When pressed by lawmakers about whether he authorized a transfer of customer funds to firm accounts - a major violation of industry rules - Corzine said: "If I did, it was a misunderstanding."

Michael Weinstein, a white-collar lawyer with Cole Schotz law firm in New Jersey, said Corzine's persistent claim of lack of intent "was essentially code for 'Prosecutor, you bring these charges, you are going to have a hard time proving intent, and that's what you need to convict me'."

Neither MF Global nor any of its executives has been charged with wrongdoing.

Lawmakers thanked Corzine for not invoking his right to avoid self-incrimination under the Fifth Amendment of the U.S. Constitution. But he was criticized for not giving a straight answer on whether he directed the transfer of customer funds to firm accounts.

"Throughout this hearing I can count the times you used the words 'never intend,' 'not to my knowledge,' 'not to my recollection,' 'never intended to.' And I understand the position that you're in, but Mr. Corzine, we've got to find that money," said Democratic Representative David Scott.


Corzine apologized for the collapse of the firm, and said his "sadness" pales in comparison to MF Global's customers, employees and investors.

Thousands of customers, including many farmers who use futures to hedge risks, have had their money frozen.

"Their plight weighs on my mind every day - every hour," Corzine told the panel after being sworn in by committee Chairman Frank Lucas.

Corzine said, "My father was one of those folks who'd go to a grain elevator to hedge out future crops."

The hearing stretched over eight and a half hours, and was the first to bring together a full cast of characters, including Corzine, regulators and the legal counsel for the trustee liquidating MF Global.

In its strongest accusation yet against the firm, CME Group Inc, MF Global's on-the-ground regulator, said the firm misused hundreds of millions of dollars of customer funds by moving the money to its own accounts.

"Transfers of customer funds for the benefit of the firm constitute serious violations of our rules and of the Commodity Exchange Act," CME Executive Chairman Terrence Duffy said.

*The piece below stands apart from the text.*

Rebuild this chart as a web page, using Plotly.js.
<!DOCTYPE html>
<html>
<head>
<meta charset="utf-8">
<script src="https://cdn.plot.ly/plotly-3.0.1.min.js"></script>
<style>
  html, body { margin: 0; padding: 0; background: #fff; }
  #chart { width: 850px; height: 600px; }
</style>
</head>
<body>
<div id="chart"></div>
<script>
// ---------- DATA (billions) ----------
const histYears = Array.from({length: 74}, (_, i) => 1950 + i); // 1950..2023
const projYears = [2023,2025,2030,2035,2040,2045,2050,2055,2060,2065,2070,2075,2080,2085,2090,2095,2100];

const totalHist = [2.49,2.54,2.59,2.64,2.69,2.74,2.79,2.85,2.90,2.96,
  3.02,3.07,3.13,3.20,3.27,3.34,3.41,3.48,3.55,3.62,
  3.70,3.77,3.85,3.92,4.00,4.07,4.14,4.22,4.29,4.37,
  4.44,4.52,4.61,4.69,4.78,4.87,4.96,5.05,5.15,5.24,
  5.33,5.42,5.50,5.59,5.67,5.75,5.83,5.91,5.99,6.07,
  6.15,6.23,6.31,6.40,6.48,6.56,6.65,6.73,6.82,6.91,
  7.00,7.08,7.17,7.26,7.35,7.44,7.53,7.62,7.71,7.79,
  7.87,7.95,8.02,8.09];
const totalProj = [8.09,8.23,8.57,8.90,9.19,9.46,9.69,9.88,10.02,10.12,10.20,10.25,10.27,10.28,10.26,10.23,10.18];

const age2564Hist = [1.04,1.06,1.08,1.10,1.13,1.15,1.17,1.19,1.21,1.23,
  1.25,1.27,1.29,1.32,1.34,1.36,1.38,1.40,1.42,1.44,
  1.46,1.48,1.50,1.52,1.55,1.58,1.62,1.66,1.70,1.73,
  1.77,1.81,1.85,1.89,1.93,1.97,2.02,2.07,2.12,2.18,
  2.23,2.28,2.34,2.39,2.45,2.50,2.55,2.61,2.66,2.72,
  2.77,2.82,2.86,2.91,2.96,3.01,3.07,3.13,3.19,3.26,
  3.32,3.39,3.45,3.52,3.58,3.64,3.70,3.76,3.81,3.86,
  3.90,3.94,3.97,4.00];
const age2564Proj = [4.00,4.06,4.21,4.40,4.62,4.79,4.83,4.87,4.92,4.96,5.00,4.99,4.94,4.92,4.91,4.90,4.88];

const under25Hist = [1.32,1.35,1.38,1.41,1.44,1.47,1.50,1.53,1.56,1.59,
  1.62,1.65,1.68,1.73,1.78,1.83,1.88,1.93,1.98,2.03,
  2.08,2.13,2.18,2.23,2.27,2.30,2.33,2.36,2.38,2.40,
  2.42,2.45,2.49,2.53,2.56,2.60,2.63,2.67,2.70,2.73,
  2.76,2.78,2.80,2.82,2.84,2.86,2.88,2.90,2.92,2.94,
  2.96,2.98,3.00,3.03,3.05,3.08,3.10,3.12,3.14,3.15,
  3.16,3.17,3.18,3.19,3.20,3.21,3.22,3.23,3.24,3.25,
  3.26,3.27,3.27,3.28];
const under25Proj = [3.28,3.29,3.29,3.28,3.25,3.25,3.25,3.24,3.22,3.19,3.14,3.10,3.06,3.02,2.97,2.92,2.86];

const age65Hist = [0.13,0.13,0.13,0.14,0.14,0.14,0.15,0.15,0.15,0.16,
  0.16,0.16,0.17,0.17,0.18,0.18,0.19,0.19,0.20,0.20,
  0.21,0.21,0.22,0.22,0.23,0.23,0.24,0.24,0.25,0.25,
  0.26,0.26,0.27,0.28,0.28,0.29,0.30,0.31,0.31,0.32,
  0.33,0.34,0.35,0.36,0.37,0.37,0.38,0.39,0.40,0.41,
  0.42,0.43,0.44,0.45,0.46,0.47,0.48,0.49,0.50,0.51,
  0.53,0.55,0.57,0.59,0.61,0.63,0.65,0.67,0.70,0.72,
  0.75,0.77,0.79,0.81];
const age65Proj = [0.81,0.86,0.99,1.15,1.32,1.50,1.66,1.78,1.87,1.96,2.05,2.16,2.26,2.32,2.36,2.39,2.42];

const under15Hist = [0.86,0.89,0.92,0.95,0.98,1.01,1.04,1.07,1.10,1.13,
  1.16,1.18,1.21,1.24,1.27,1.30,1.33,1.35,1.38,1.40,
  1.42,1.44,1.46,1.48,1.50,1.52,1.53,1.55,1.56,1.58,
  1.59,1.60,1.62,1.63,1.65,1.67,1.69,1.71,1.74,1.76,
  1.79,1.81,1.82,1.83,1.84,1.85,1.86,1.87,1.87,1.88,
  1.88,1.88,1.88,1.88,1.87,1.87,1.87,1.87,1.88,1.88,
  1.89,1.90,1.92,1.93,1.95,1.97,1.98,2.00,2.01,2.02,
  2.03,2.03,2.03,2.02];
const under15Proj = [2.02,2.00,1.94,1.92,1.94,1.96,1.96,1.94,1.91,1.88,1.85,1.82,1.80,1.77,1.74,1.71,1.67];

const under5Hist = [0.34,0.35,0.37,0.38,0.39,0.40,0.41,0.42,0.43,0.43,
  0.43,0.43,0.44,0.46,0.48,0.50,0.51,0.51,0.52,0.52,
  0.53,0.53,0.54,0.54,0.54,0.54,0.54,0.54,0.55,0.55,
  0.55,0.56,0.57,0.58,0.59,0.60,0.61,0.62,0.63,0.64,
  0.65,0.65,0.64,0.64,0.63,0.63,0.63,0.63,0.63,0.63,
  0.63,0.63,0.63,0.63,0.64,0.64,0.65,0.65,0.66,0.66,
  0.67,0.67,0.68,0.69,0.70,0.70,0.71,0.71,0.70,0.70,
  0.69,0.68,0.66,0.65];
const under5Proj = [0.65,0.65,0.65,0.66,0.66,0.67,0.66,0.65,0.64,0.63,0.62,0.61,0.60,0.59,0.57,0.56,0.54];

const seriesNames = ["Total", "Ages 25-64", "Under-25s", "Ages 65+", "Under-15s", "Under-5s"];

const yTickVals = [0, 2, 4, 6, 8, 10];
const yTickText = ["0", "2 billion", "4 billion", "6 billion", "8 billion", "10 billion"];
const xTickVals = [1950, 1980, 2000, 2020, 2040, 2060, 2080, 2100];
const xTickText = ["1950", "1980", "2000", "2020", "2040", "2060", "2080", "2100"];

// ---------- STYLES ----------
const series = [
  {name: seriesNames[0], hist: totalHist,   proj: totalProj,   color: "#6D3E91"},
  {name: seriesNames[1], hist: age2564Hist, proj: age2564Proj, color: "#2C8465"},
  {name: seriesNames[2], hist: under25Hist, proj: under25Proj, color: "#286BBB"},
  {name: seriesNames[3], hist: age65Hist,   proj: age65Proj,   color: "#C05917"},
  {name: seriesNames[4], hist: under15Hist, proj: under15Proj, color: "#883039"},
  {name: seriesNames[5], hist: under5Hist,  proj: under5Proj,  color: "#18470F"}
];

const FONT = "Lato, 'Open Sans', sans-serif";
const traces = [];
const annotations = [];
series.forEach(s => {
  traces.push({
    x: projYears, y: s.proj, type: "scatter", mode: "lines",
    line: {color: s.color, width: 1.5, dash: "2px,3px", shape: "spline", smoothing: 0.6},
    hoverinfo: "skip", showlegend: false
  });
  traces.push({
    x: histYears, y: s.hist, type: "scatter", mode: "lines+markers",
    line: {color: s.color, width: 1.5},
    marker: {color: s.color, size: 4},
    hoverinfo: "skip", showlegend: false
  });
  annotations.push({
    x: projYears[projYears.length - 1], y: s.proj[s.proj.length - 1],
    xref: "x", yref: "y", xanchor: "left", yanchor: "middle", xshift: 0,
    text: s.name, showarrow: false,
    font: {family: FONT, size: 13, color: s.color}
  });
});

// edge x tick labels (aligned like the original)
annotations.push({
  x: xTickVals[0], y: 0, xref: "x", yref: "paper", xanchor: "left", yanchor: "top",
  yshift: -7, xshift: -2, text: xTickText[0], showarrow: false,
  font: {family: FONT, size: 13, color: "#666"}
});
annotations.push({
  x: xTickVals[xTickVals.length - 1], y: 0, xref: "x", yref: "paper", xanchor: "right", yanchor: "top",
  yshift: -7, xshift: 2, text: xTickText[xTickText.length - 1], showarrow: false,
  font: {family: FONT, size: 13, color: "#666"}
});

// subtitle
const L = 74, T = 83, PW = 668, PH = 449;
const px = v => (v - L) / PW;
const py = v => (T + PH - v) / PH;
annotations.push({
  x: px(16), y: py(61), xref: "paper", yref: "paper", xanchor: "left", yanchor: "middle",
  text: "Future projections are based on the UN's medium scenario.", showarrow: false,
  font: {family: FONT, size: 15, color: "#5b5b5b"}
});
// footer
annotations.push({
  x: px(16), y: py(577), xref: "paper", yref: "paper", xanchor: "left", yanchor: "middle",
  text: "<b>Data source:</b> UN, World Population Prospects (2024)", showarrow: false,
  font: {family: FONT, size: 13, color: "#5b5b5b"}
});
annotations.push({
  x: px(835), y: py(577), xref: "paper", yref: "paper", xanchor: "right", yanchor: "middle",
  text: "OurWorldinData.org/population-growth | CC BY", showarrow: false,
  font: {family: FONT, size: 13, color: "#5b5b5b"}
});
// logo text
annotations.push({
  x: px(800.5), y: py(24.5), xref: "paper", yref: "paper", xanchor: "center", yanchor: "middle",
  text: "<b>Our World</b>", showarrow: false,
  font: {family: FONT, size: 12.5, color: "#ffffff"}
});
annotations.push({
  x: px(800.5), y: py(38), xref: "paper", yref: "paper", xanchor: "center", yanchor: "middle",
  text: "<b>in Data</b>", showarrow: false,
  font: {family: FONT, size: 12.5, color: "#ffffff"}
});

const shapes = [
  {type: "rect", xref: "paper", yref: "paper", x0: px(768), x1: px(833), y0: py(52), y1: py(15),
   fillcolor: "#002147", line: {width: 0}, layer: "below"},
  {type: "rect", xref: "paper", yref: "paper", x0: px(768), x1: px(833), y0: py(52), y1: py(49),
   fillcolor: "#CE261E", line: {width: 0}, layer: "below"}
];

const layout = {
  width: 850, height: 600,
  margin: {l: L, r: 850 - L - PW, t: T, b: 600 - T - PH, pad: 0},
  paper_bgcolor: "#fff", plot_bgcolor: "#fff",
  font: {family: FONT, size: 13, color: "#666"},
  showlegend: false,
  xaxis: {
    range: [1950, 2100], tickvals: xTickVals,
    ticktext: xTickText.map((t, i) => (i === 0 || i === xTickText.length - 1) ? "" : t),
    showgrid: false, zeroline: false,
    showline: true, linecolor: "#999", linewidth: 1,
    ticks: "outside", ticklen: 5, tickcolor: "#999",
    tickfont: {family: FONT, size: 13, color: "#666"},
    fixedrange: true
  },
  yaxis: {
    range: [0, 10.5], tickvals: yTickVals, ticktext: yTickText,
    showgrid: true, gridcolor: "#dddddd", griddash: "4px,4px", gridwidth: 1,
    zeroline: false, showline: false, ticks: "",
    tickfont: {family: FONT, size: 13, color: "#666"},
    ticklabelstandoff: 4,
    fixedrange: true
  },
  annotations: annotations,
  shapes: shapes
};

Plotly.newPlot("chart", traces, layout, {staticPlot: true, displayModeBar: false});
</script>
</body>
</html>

The court-appointed trustee has estimated the shortfall of customer money at $1.2 billion, but CME has disputed that figure as being too high. In his prepared testimony, Duffy indicated the shortfall was roughly half that amount.

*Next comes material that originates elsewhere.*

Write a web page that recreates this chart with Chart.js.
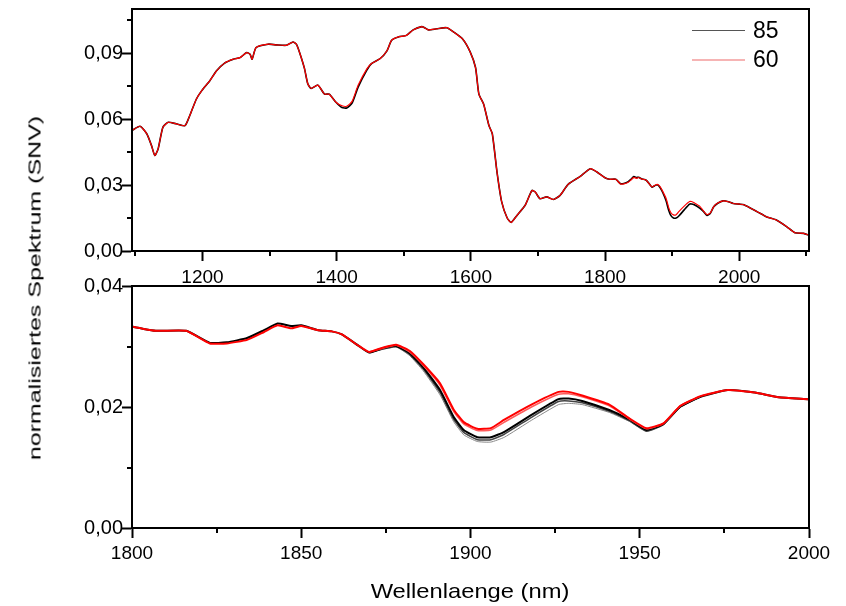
<!DOCTYPE html>
<html>
<head>
<meta charset="utf-8">
<script src="https://cdn.jsdelivr.net/npm/chart.js@4.4.1/dist/chart.umd.min.js"></script>
<style>
    body { margin: 0; background: #fff; }
    #wrap { position: relative; width: 846px; height: 606px; font-family: 'Liberation Sans', Arial, sans-serif; color: #000; }
    #wrap canvas { position: absolute; left: 0; top: 0; }
    .ytitle { position: absolute; left: 35px; top: 288px; font-size: 17px; line-height: 1; white-space: nowrap;
              transform: translate(-50%, -50%) rotate(-90deg) scaleX(1.47); }
    .xtitle { position: absolute; left: 470px; top: 580px; font-size: 21px; line-height: 1; white-space: nowrap;
              transform: translateX(-50%) scaleX(1.13); }
    .leg-line { position: absolute; left: 692px; width: 53px; }
    .leg-text { position: absolute; left: 753px; font-size: 23px; line-height: 1; }
</style>
</head>
<body>
<div id="wrap">
    <canvas id="topChart" width="846" height="606"></canvas>
    <canvas id="zoomChart" width="846" height="606"></canvas>
    <div class="ytitle">normalisiertes Spektrum (SNV)</div>
    <div class="xtitle">Wellenlaenge (nm)</div>
    <div class="leg-line" style="top:30px;height:1px;background:#555;"></div>
    <div class="leg-text" style="top:19px;">85</div>
    <div class="leg-line" style="top:59px;height:2px;background:#f6b4b4;"></div>
    <div class="leg-text" style="top:48px;">60</div>
</div>
<script>
// wavelengths (nm) and SNV spectra
const wl = [1095, 1107, 1117, 1124, 1129, 1134, 1141, 1149, 1161, 1174, 1181, 1191, 1199, 1211, 1221, 1233, 1246, 1256, 1266, 1271,
    1274, 1280, 1298, 1310, 1325, 1335, 1340, 1345, 1352, 1357, 1362, 1372, 1382, 1389, 1399, 1408, 1415, 1423, 1432, 1445,
    1452, 1465, 1475, 1482, 1492, 1504, 1514, 1527, 1531, 1537, 1549, 1564, 1574, 1588, 1599, 1607, 1612, 1619, 1627, 1632,
    1639, 1646, 1654, 1660, 1669, 1681, 1691, 1696, 1703, 1713, 1723, 1733, 1745, 1763, 1778, 1788, 1800, 1807, 1816, 1823,
    1828, 1834, 1839, 1843, 1847, 1850, 1855, 1859, 1862, 1867, 1870, 1874, 1878, 1882, 1886, 1891, 1895, 1898, 1902, 1906,
    1910, 1918, 1926, 1929, 1933, 1941, 1947, 1952, 1957, 1962, 1968, 1976, 1984, 1991, 2000, 2007, 2027, 2041, 2056, 2071,
    2083, 2096, 2104];
const s85 = [0.0548, 0.0567, 0.0533, 0.0480, 0.0434, 0.0465, 0.0562, 0.0585, 0.0578, 0.0570, 0.0615, 0.0691, 0.0729, 0.0774, 0.0819, 0.0854, 0.0872, 0.0879, 0.0902, 0.0894,
    0.0872, 0.0925, 0.0940, 0.0937, 0.0935, 0.0950, 0.0940, 0.0900, 0.0830, 0.0760, 0.0739, 0.0754, 0.0713, 0.0713, 0.0676, 0.0652, 0.0650, 0.0672, 0.0745, 0.0822,
    0.0852, 0.0875, 0.0910, 0.0958, 0.0973, 0.0980, 0.1005, 0.1020, 0.1015, 0.1005, 0.1010, 0.1015, 0.0996, 0.0963, 0.0905, 0.0834, 0.0713, 0.0668, 0.0570, 0.0533,
    0.0359, 0.0223, 0.0151, 0.0130, 0.0163, 0.0208, 0.0275, 0.0268, 0.0238, 0.0246, 0.0234, 0.0253, 0.0303, 0.0339, 0.0374, 0.0359, 0.0333, 0.0326, 0.0326, 0.0306,
    0.0307, 0.0314, 0.0327, 0.0338, 0.0334, 0.0335, 0.0327, 0.0325, 0.0320, 0.0301, 0.0290, 0.0297, 0.0301, 0.0289, 0.0266, 0.0228, 0.0184, 0.0162, 0.0150, 0.0150,
    0.0159, 0.0187, 0.0213, 0.0214, 0.0210, 0.0195, 0.0179, 0.0162, 0.0172, 0.0201, 0.0217, 0.0228, 0.0224, 0.0216, 0.0213, 0.0210, 0.0178, 0.0155, 0.0140, 0.0110,
    0.0083, 0.0080, 0.0072];
const s60 = [0.0548, 0.0567, 0.0533, 0.0480, 0.0434, 0.0465, 0.0562, 0.0585, 0.0578, 0.0570, 0.0615, 0.0691, 0.0729, 0.0774, 0.0819, 0.0854, 0.0872, 0.0879, 0.0902, 0.0894,
    0.0872, 0.0925, 0.0940, 0.0937, 0.0935, 0.0950, 0.0940, 0.0900, 0.0830, 0.0760, 0.0739, 0.0754, 0.0713, 0.0713, 0.0676, 0.0660, 0.0658, 0.0680, 0.0753, 0.0828,
    0.0852, 0.0875, 0.0910, 0.0958, 0.0973, 0.0980, 0.1005, 0.1020, 0.1015, 0.1005, 0.1010, 0.1015, 0.0996, 0.0963, 0.0905, 0.0834, 0.0713, 0.0668, 0.0570, 0.0533,
    0.0359, 0.0223, 0.0151, 0.0130, 0.0163, 0.0208, 0.0275, 0.0268, 0.0238, 0.0246, 0.0234, 0.0253, 0.0303, 0.0339, 0.0374, 0.0359, 0.0333, 0.0326, 0.0326, 0.0305,
    0.0305, 0.0311, 0.0324, 0.0335, 0.0330, 0.0334, 0.0327, 0.0325, 0.0320, 0.0301, 0.0291, 0.0298, 0.0303, 0.0293, 0.0271, 0.0239, 0.0196, 0.0175, 0.0164, 0.0165,
    0.0179, 0.0204, 0.0225, 0.0225, 0.0219, 0.0204, 0.0181, 0.0165, 0.0173, 0.0202, 0.0218, 0.0228, 0.0224, 0.0216, 0.0213, 0.0210, 0.0178, 0.0155, 0.0140, 0.0110,
    0.0083, 0.0080, 0.0072];

// the other replicate spectra only split apart in the 1870-1970 nm band
const wlZoom = [1870, 1878, 1882, 1886, 1891, 1895, 1898, 1902, 1906, 1910, 1918, 1926, 1929, 1933, 1941, 1947, 1952, 1957, 1962, 1968];
const z85b = [0.0290, 0.0300, 0.0287, 0.0263, 0.0224, 0.0180, 0.0158, 0.0146, 0.0146, 0.0155, 0.0183, 0.0209, 0.0210, 0.0207, 0.0193, 0.0177, 0.0160, 0.0171, 0.0200, 0.0217];
const z85c = [0.0290, 0.0299, 0.0285, 0.0260, 0.0220, 0.0176, 0.0154, 0.0143, 0.0142, 0.0150, 0.0178, 0.0204, 0.0206, 0.0204, 0.0191, 0.0176, 0.0160, 0.0171, 0.0200, 0.0217];
const z60b = [0.0291, 0.0302, 0.0291, 0.0269, 0.0236, 0.0193, 0.0172, 0.0161, 0.0162, 0.0175, 0.0200, 0.0221, 0.0222, 0.0217, 0.0202, 0.0180, 0.0164, 0.0173, 0.0202, 0.0218];

// ticks
const topXMajor = [1200, 1400, 1600, 1800, 2000];
const topXMinor = [1100, 1300, 1500, 1700, 1900, 2100];
const topYMajor = [0, 0.03, 0.06, 0.09];
const topYMinor = [0.015, 0.045, 0.075, 0.105];
const zoomXMajor = [1800, 1850, 1900, 1950, 2000];
const zoomXMinor = [1825, 1875, 1925, 1975];
const zoomYMajor = [0, 0.02, 0.04];
const zoomYMinor = [0.01, 0.03];

Chart.defaults.font.family = "'Liberation Sans', Arial, sans-serif";
Chart.defaults.color = '#000';

const toPoints = (xs, ys) => xs.map((x, i) => ({x: x, y: ys[i]}));
const commaFmt = v => v.toFixed(2).replace('.', ',');

// frame round the plot area + the short minor ticks
const frameMinor = {
    id: 'frameMinor',
    afterDraw(chart, args, opts) {
        const {ctx, chartArea: a, scales} = chart;
        ctx.save();
        ctx.strokeStyle = '#000';
        ctx.lineWidth = 2;
        ctx.strokeRect(a.left, a.top, a.right - a.left, a.bottom - a.top);
        ctx.beginPath();
        opts.xMinor.forEach(v => {
            const px = Math.round(scales.x.getPixelForValue(v));
            ctx.moveTo(px, a.bottom);
            ctx.lineTo(px, a.bottom + 5);
        });
        opts.yMinor.forEach(v => {
            const py = Math.round(scales.y.getPixelForValue(v));
            ctx.moveTo(a.left, py);
            ctx.lineTo(a.left - 5, py);
        });
        ctx.stroke();
        ctx.restore();
    }
};

function makeAxis(min, max, major, fmt, pad, size, fit) {
    return {
        type: 'linear',
        min: min,
        max: max,
        afterBuildTicks: s => { s.ticks = major.map(v => ({value: v})); },
        afterFit: fit,
        grid: {drawOnChartArea: false, drawTicks: true, tickLength: 10, tickWidth: 2, tickColor: '#000'},
        border: {display: true, width: 2, color: '#000'},
        ticks: {autoSkip: false, maxRotation: 0, padding: pad, color: '#000', font: {size: size}, callback: fmt}
    };
}

function makePanel(id, datasets, pad, xAxis, yAxis, minor) {
    return new Chart(id, {
        type: 'line',
        data: {datasets: datasets},
        options: {
            responsive: false,
            animation: false,
            devicePixelRatio: 1,
            layout: {padding: pad},
            elements: {point: {radius: 0}},
            scales: {x: xAxis, y: yAxis},
            plugins: {legend: {display: false}, tooltip: {enabled: false}, frameMinor: minor}
        },
        plugins: [frameMinor]
    });
}

const xFit = h => s => { s.height = h; s.paddingLeft = 0; s.paddingRight = 0; };
const yFit = s => { s.width = 132; s.paddingTop = 0; s.paddingBottom = 0; };

// top panel: whole spectrum
makePanel('topChart', [
    {data: toPoints(wl, s60), borderColor: '#ff0000', borderWidth: 1.2, tension: 0.2},
    {data: toPoints(wl, s85), borderColor: '#000', borderWidth: 1.6, tension: 0.2}
], {top: 9, right: 37, bottom: 321, left: 0},
    makeAxis(1095, 2104, topXMajor, v => String(v), 5, 19, xFit(34)),
    makeAxis(0, 0.11, topYMajor, commaFmt, -1, 20, yFit),
    {xMinor: topXMinor, yMinor: topYMinor});

// bottom panel: 1800-2000 nm
makePanel('zoomChart', [
    {data: toPoints(wl, s60), borderColor: '#ff0000', borderWidth: 2, tension: 0.15},
    {data: toPoints(wlZoom, z60b), borderColor: '#ff5a5a', borderWidth: 1.5, tension: 0.15},
    {data: toPoints(wl, s85), borderColor: '#000', borderWidth: 2, tension: 0.15},
    {data: toPoints(wlZoom, z85b), borderColor: '#444', borderWidth: 1.5, tension: 0.15},
    {data: toPoints(wlZoom, z85c), borderColor: '#888', borderWidth: 1, tension: 0.15}
], {top: 286, right: 37, bottom: 0, left: 0},
    makeAxis(1800, 2000, zoomXMajor, v => String(v), 4, 19, xFit(78)),
    makeAxis(0, 0.04, zoomYMajor, commaFmt, -1, 20, yFit),
    {xMinor: zoomXMinor, yMinor: zoomYMinor});
</script>
</body>
</html>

Corzine was flanked by his bow-tied lawyer, Andrew Levander, and said he was aware that he had the right to counsel. He pleaded ignorance on how customer money might have made its way into the firm's own coffers.

"I simply do not know where the money is, or why the accounts have not been reconciled to date," he said.

Lawmakers asked Corzine to lay out how he may have "unintentionally" contributed to the mixing of customer and firm money. He pointed to the chaos of the hours leading up to MF Global's bankruptcy filing on October 31.

"Someone could misinterpret 'You gotta fix it,' which I said the evening of October 30th,'" Corzine said.


Corzine defended his time at the top of the firm, which he joined in March 2010, saying MF Global reduced leverage during his tenure. He said he accepts responsibility for the repo-to-maturity trades that related to the firm's $6.3 billion bet on European sovereign debt.

"At the time that MF Global entered into the transactions, I believed that its investments in short-term European debt securities were prudent," he said.

Corzine said there was some dissent within MF Global about the European debt strategy but that "generally we arrived at a consensus."

He tried to drive home that the European debt bets have held up and said the market confidence crisis had more to do with MF Global executives' "inability" to explain that the firm's losses were not tied to the sovereign debt exposure.

"Your answers sound so nice, but you riskily invested people's money without their knowledge in a market I wouldn't invest in," said Republican Representative Jean Schmidt.

Corzine conceded the business strategy he championed may have been flawed.

"Sitting here today, with the knowledge that the market has drawn the conclusion it has drawn, and the facts are what they are, it would have been better to have taken different judgments," he said.